シングルカスクを味わう際の基本的な流れとポイントは以下の通りです。

  • グラス:チューリップ型やGlencairnグラスで香りを捉える。
  • 香りを順に:まず近づけて鼻腔での第一印象、その後グラスを軽く回して中間~後期の香りを探る。
  • 少量の水:高アルコールの樽詰めは数滴の水で香りが開くことが多い。段階的に加水して変化を楽しむ。
  • メモを取る:1樽ごとの個性を比較するために香味ノートを残すと、違いが明確になる。

保存と開封後の取り扱い

未開封で適切な環境(温度変化の少ない暗所、直射日光を避ける)であれば長期保管が可能です。開封後は酸化が進むため、早めに楽しむのがおすすめ。
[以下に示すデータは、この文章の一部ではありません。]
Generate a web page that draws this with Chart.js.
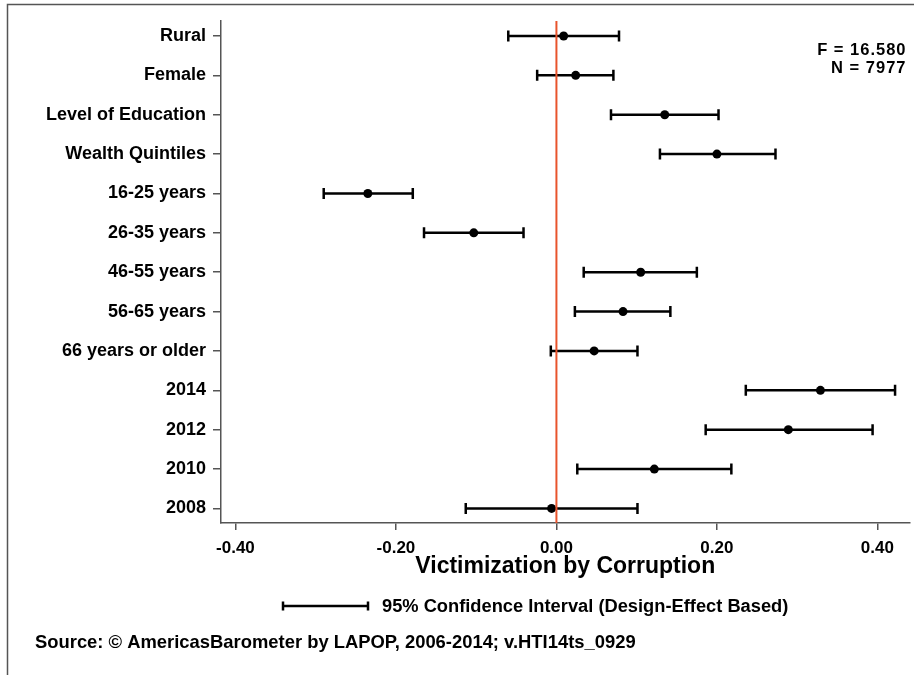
<!DOCTYPE html>
<html>
<head>
<meta charset="utf-8">
<script src="https://cdn.jsdelivr.net/npm/chart.js@4.4.1/dist/chart.umd.min.js"></script>
<style>
  html, body { margin: 0; padding: 0; background: #fff; }
  canvas { display: block; }
</style>
</head>
<body>
<canvas id="c" width="914" height="675"></canvas>
<script>
const categories = ['Rural', 'Female', 'Level of Education', 'Wealth Quintiles', '16-25 years', '26-35 years',
  '46-55 years', '56-65 years', '66 years or older', '2014', '2012', '2010', '2008'];
const coef  = [0.009, 0.024, 0.135, 0.200, -0.235, -0.103, 0.105, 0.083, 0.047, 0.329, 0.289, 0.122, -0.006];
const lower = [-0.060, -0.024, 0.068, 0.129, -0.290, -0.165, 0.034, 0.023, -0.007, 0.236, 0.186, 0.026, -0.113];
const upper = [0.078, 0.071, 0.202, 0.273, -0.179, -0.041, 0.175, 0.142, 0.101, 0.422, 0.394, 0.218, 0.101];
const xTicks = [-0.40, -0.20, 0.00, 0.20, 0.40];
const statsText = ['F = 16.580', 'N = 7977'];
const axisTitle = 'Victimization by Corruption';
const legendText = '95% Confidence Interval (Design-Effect Based)';
const sourceText = 'Source: \u00A9 AmericasBarometer by LAPOP, 2006-2014; v.HTI14ts_0929';

const FONT = "'Liberation Sans', Arial, sans-serif";
const AXIS = '#555555';
const INK = '#000000';
const ZERO = '#e8542c';

const decor = {
  id: 'decor',
  beforeDraw(chart) {
    const ctx = chart.ctx;
    ctx.save();
    ctx.strokeStyle = AXIS;
    ctx.lineWidth = 1.5;
    ctx.beginPath();
    ctx.moveTo(7.5, chart.height);
    ctx.lineTo(7.5, 4.5);
    ctx.lineTo(chart.width, 4.5);
    ctx.stroke();
    ctx.restore();
  },
  beforeDatasetsDraw(chart) {
    const ctx = chart.ctx, xs = chart.scales.x, ys = chart.scales.y;
    ctx.save();
    ctx.strokeStyle = '#000';
    ctx.lineWidth = 2.5;
    categories.forEach((c, i) => {
      const y = ys.getPixelForValue(i);
      const x1 = xs.getPixelForValue(lower[i]);
      const x2 = xs.getPixelForValue(upper[i]);
      ctx.beginPath();
      ctx.moveTo(x1, y); ctx.lineTo(x2, y);
      ctx.moveTo(x1, y - 5.5); ctx.lineTo(x1, y + 5.5);
      ctx.moveTo(x2, y - 5.5); ctx.lineTo(x2, y + 5.5);
      ctx.stroke();
    });
    ctx.restore();
  },
  afterDatasetsDraw(chart) {
    const ctx = chart.ctx, xs = chart.scales.x, a = chart.chartArea;
    ctx.save();
    const x0 = xs.getPixelForValue(0);
    ctx.strokeStyle = ZERO;
    ctx.lineWidth = 2;
    ctx.beginPath();
    ctx.moveTo(x0, a.top);
    ctx.lineTo(x0, a.bottom);
    ctx.stroke();
    ctx.restore();
  },
  afterDraw(chart) {
    const ctx = chart.ctx, a = chart.chartArea;
    ctx.save();
    ctx.fillStyle = INK;
    ctx.textBaseline = 'middle';
    // stats annotation
    ctx.font = 'bold 16.5px ' + FONT;
    ctx.letterSpacing = '1px';
    ctx.textAlign = 'right';
    ctx.fillText(statsText[0], a.right - 3, 50);
    ctx.fillText(statsText[1], a.right - 3, 68);
    ctx.letterSpacing = '0px';
    // legend symbol
    ctx.strokeStyle = '#000';
    ctx.lineWidth = 2.5;
    ctx.beginPath();
    ctx.moveTo(283, 606); ctx.lineTo(368, 606);
    ctx.moveTo(283, 601.5); ctx.lineTo(283, 610.5);
    ctx.moveTo(368, 601.5); ctx.lineTo(368, 610.5);
    ctx.stroke();
    ctx.textAlign = 'left';
    ctx.font = 'bold 18.3px ' + FONT;
    ctx.fillText(legendText, 382, 607);
    ctx.font = 'bold 18.4px ' + FONT;
    ctx.fillText(sourceText, 35, 643);
    ctx.restore();
  }
};

new Chart(document.getElementById('c'), {
  type: 'scatter',
  data: {
    datasets: [{
      data: categories.map((c, i) => ({ x: coef[i], y: i })),
      backgroundColor: '#000',
      borderColor: '#000',
      borderWidth: 0,
      pointRadius: 4.5,
      pointHoverRadius: 4.5
    }]
  },
  options: {
    responsive: false,
    devicePixelRatio: 1,
    animation: false,
    events: [],
    layout: { padding: { left: 0, top: 21, right: 4, bottom: 95 } },
    plugins: { legend: { display: false }, tooltip: { enabled: false } },
    scales: {
      x: {
        type: 'linear',
        position: 'bottom',
        min: -0.418,
        max: 0.44,
        afterBuildTicks: s => { s.ticks = xTicks.map(v => ({ value: v })); },
        afterFit: s => { s.height = 57; },
        ticks: {
          autoSkip: false, maxRotation: 0, padding: 8, color: INK,
          font: { family: FONT, weight: 'bold', size: 17 },
          callback: v => Number(v).toFixed(2)
        },
        grid: { drawOnChartArea: false, drawTicks: true, tickLength: 7, color: AXIS, lineWidth: 1.5 },
        border: { display: true, color: AXIS, width: 1.5 },
        title: {
          display: true, text: axisTitle, color: INK,
          font: { family: FONT, weight: 'bold', size: 23 },
          padding: { top: 0, bottom: 0 }
        }
      },
      y: {
        type: 'linear',
        position: 'left',
        reverse: true,
        min: -0.38,
        max: 12.37,
        afterBuildTicks: s => { s.ticks = categories.map((c, i) => ({ value: i })); },
        afterFit: s => { s.width = 221; },
        ticks: {
          autoSkip: false, padding: 7, color: INK,
          font: { family: FONT, weight: 'bold', size: 18 },
          callback: v => categories[v]
        },
        grid: { drawOnChartArea: false, drawTicks: true, tickLength: 8, color: AXIS, lineWidth: 1.5 },
        border: { display: true, color: AXIS, width: 1.5 }
      }
    }
  },
  plugins: [decor]
});
</script>
</body>
</html>
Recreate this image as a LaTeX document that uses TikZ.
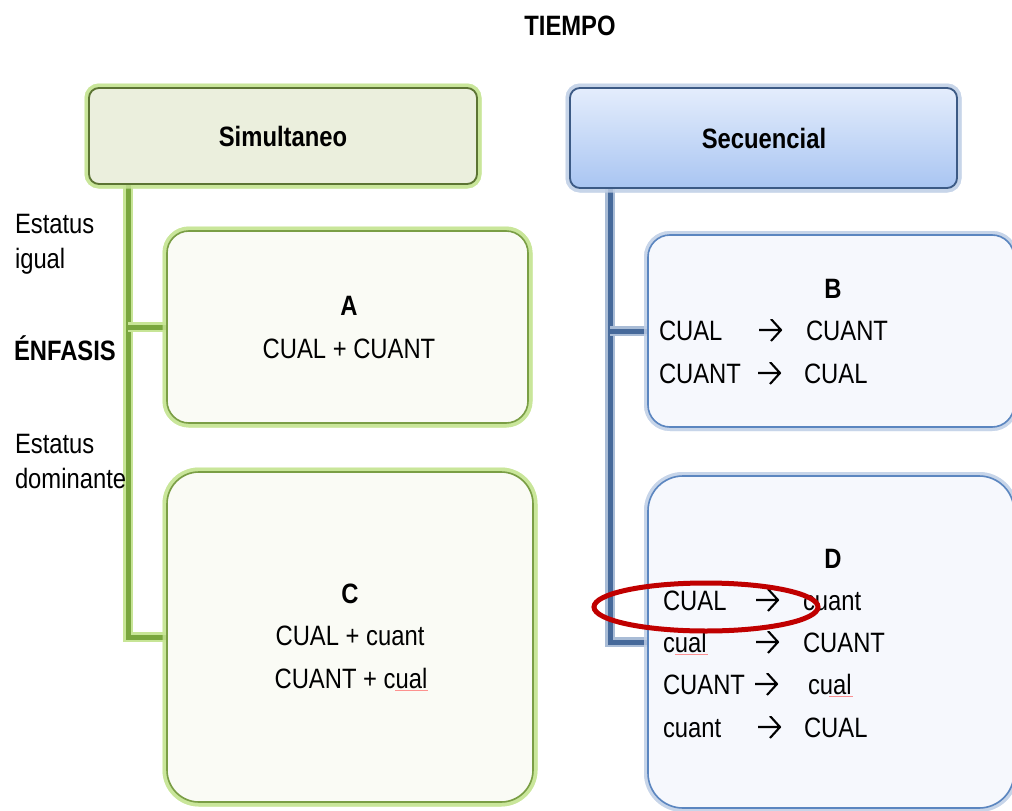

少量ずつ飲む場合はボトル内の空気量が増えるほど酸化が進むため、ボトルスワップや小分けして保存する方法もあります。

まとめ:シングルカスクの価値とは

シングルカスクボトリングは「樽という自然の不均一性」がつくる唯一無二の表現です。同一蒸溜所の他のリリースでは味わえない個別のキャラクター、限られた本数による希少性、そして瓶詰めごとのドラマが魅力です。一方で再現性のなさ、ラベル表記のばらつき、保管の注意点などを理解したうえで選ぶことが重要です。ウイスキー愛好家にとってシングルカスクは探索と発見の楽しみを与えてくれる領域であり、正しい知識を持って接することでより深い楽しみを得られるでしょう。